Le Forum a également pointé les
tentatives de perquisition de plus en plus nombreuses, comme celle au
Canard enchaîné lors de l'affaire Clearstream. Les journalistes ont
rappelé que ces dispositions sont contraires au droit européen sur la
protection des sources des journalistes. Ils ont évoqué aussi la
précarité économique de la profession et les plans de départs nombreux
dans les médias.
"MODERNISATION LÉGISLATIVE"
Dans ce contexte tourmenté, les SDJ ont donc demandé à "rencontrer le plus rapidement possible le président de la République, Nicolas Sarkozy". "Dans une période où la presse vit une mutation économique et technique difficile", écrit le Forum, il est "indispensable" qu'"une modernisation législative des textes encadrant les médias soit lancée", comprenant la reconnaissance juridique des SDJ, l'instauration d'un droit de veto – comme au Monde –
donnant aux rédactions le pouvoir de s'opposer à un directeur de la
rédaction. Une charte déontologique est également en cours de
rédaction. La profession est très mobilisée. "Il ne s'agit pas d'une vaine agitation corporatiste", indique le Forum, pour qui ces propositions "permettraient de garantir l'indépendance des rédactions sans interférer avec le pouvoir légitime des éditeurs".

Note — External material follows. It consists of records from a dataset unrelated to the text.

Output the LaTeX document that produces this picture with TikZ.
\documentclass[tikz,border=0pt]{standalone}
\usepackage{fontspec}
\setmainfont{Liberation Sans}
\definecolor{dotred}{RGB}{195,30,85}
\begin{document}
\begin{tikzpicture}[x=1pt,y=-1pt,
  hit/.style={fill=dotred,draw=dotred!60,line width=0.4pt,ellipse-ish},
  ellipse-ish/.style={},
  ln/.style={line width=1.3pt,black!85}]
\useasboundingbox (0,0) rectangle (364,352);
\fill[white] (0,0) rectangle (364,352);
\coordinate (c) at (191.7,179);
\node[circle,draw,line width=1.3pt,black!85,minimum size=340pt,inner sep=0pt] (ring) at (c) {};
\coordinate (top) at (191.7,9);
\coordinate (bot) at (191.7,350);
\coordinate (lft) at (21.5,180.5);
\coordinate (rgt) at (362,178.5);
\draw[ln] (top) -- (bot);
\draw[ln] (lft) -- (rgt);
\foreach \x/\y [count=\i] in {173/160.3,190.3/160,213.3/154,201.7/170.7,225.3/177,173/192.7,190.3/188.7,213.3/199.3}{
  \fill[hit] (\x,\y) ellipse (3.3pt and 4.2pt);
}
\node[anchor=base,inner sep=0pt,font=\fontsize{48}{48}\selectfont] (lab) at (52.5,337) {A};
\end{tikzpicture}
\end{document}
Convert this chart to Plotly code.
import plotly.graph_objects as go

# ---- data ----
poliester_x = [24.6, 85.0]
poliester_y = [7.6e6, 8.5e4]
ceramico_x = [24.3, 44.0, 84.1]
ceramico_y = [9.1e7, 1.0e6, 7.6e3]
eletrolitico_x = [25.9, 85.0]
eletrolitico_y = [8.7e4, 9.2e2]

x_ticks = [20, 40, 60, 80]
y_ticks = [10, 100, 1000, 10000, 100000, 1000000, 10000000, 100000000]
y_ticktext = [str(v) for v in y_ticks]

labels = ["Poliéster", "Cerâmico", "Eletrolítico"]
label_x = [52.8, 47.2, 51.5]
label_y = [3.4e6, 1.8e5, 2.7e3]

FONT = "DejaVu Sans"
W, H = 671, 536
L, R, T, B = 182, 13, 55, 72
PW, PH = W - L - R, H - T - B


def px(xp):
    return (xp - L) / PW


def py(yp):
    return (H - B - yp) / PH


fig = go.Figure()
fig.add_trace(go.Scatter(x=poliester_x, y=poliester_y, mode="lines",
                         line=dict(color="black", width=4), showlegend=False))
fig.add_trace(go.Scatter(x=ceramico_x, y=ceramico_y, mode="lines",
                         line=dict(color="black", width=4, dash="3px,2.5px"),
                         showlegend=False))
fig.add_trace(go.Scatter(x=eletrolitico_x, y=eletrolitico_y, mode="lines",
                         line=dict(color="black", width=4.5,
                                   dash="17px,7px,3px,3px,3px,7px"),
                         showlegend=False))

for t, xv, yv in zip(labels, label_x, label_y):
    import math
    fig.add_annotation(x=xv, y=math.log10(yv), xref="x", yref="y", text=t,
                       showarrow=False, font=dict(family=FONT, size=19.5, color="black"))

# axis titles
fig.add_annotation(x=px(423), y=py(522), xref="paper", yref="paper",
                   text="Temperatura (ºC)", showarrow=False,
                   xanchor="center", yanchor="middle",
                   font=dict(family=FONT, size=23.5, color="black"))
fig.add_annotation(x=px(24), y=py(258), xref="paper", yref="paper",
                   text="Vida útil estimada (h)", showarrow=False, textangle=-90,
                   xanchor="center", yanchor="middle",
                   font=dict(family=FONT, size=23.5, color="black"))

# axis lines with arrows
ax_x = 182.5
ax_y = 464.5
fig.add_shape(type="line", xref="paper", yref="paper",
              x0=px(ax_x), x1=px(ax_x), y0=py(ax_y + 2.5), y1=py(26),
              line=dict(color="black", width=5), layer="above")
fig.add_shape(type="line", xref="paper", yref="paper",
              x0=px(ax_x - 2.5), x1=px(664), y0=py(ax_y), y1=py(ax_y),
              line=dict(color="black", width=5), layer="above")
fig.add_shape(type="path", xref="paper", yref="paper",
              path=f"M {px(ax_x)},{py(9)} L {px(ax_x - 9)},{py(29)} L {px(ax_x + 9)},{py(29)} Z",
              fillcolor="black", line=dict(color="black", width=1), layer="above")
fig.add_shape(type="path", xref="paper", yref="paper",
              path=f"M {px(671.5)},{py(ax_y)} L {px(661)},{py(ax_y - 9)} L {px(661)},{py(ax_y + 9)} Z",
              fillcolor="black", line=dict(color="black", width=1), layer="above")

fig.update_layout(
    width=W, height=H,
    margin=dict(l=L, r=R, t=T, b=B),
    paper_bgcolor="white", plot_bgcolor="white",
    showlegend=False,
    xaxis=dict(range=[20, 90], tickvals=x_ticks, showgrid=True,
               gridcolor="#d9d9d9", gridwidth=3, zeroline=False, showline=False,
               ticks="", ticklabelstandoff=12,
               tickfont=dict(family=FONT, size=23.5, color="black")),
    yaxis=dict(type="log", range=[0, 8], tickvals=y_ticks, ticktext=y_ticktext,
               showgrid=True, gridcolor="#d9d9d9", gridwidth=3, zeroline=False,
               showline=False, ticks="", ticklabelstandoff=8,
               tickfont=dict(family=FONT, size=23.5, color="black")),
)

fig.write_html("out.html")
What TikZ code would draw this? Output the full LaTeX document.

Les salariés des Echos et de La Tribune ont
reçu le soutien du Parti socialiste (PS). Anne Hidalgo, secrétaire
nationale à la culture au PS, et Alain Vidalies, secrétaire national
aux entreprises, indiquent que le PS interpellera "le président de
la République et le gouvernement sur les mesures qu'ils entendent
prendre pour préserver le pluralisme de l'information".